--- start ---
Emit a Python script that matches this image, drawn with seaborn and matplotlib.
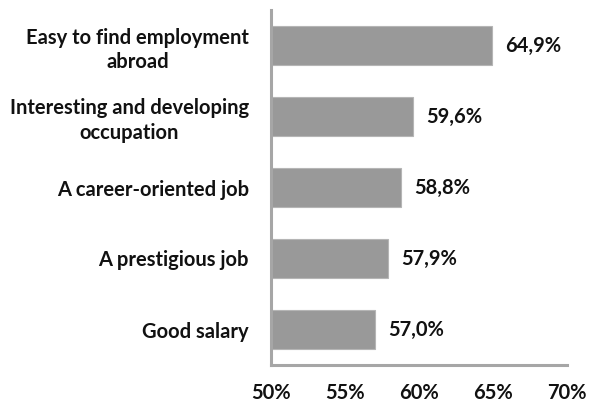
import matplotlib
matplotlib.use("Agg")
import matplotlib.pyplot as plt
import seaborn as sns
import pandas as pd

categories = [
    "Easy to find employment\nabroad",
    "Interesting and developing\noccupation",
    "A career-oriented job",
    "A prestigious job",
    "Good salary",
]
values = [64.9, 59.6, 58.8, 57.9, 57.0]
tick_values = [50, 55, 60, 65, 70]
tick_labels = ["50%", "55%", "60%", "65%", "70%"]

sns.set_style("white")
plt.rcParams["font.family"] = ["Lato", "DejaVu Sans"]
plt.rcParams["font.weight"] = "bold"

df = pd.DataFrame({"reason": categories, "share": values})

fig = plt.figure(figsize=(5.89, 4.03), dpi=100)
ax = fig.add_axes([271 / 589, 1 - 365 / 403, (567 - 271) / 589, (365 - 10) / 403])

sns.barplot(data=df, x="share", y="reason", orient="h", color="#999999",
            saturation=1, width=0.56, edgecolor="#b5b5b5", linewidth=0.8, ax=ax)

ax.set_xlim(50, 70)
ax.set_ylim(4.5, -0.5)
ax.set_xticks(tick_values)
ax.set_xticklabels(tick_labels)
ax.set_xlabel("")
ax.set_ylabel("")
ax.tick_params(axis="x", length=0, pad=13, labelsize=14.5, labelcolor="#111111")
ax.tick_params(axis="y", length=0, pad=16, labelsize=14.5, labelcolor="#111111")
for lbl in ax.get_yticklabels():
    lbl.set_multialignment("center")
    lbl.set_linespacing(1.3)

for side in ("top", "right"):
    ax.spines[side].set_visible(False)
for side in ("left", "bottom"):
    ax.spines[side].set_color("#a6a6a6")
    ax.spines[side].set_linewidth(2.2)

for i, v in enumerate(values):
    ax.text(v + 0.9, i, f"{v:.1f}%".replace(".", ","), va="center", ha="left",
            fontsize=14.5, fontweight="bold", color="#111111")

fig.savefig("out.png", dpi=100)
--- end ---
» Written task
Find the lines with the string "matplotlib" and reproduce them.

» Solution for this exercise
Emit a Python script that matches this image, drawn with seaborn and matplotlib.
import matplotlib
matplotlib.use("Agg")
import matplotlib.pyplot as plt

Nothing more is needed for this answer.